Of course, the standard answer to the above question is, “It depends.” And that’s true. A story point is an arbitrary unit of measure that represents the amount of complexity, effort, and uncertainty in a bit of work. What a single point means can vary from team to team. However, once a team settles on what one point represents, that remains fixed. So far, so good.

When I was first introduced to agile, my team was defining story points in terms of a loose relationship with time. They were doing so because they were a team that was newly introduced to agile, having embraced it in the middle of a thoroughly waterfall culture. They were in uncharted waters, pardon the pun. I don’t fault them for using time as their scale. It’s by far the easiest way to quantify a story point for someone who is new to them. The problem, as I see it, is that they were doing so in a way that didn’t scale.

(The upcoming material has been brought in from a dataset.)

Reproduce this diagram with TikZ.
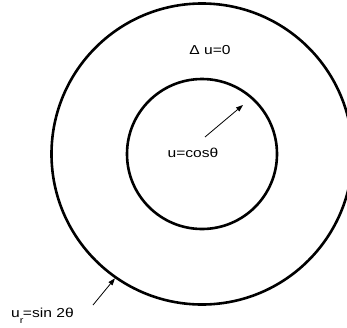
\documentclass[tikz,border=0pt]{standalone}
\usepackage{fontspec}
\setmainfont[FakeStretch=1.2]{Liberation Sans}
\usetikzlibrary{arrows.meta}
\begin{document}
\begin{tikzpicture}[x=1pt,y=-1pt,
  ring/.style={circle,draw=black,line width=2.6pt,inner sep=0pt},
  ptr/.style={draw=black,line width=0.8pt,-{Triangle[length=7pt,width=5pt]}},
  lbl/.style={inner sep=0pt,font=\fontsize{13}{15}\selectfont}]
\useasboundingbox (0,0) rectangle (347,327);
\clip (0,0) rectangle (347,327);
\node[ring,minimum size=301pt] (outer) at (202,154) {};
\node[ring,minimum size=150pt] (inner) at (202,154) {};
\coordinate (a1) at (205,137);
\coordinate (a2) at (243,105);
\coordinate (b1) at (93,305);
\draw[ptr] (a1) -- (a2);
\draw[ptr] (b1) -- (outer.235);
\node[lbl] (lap) at (210,50) {Δ u=0};
\node[lbl] (bc1) at (193,153) {u=cosθ};
\node[lbl,anchor=base west] (bc2) at (11,317) {u\raisebox{-0.5em}{\fontsize{9}{10}\selectfont r}\kern-0.5pt=sin 2θ};
\end{tikzpicture}
\end{document}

Their metric for one point was one developer for one day. Sounds reasonable. But, their metric for a 13 point story, the biggest that they would accept in a sprint, was two developers for the entire sprint. The problem here is that the math doesn’t work out. When I raised this concern with the team, there were mixed responses. Some people thought it made sense, others said something to the effect of, “I’m not sure story points scale like that.” I did some Googling around, but found that sources were divided just as evenly as my team. However, as time went on, I became more and more certain that I was right. Our velocity was all over the place. We couldn’t finish our commitments in one sprint, but the next we would finish our work before the sprint was half over.

Initially, as we were dealing with this instability, I was a developer on the team. I eventually took over as scrum master. At that time, the product owner was becoming frustrated by our unstable velocity. He couldn’t predict anything. His cone of uncertainty was enormous. I recognized that the problem was twofold: points that don’t scale and stories that are too large.

Since the team couldn’t settle on a scale for points, I started pushing the product owner to split stories smaller and smaller. We quickly got to where we rarely had a story that took more than a couple days. This had two benefits. The first was nothing surprising. Smaller stories are easier to estimate and, consequently, more accurate. The second was, as I see it, more interesting. Eliminating those larger stories had the unexpected side effect of making our points scale better. The scale was more and more skewed as stories got larger. By splitting those stories smaller, we invariably split a 13 point story into 20 points worth of smaller stories. Things began to stabilize.

And there was much rejoicing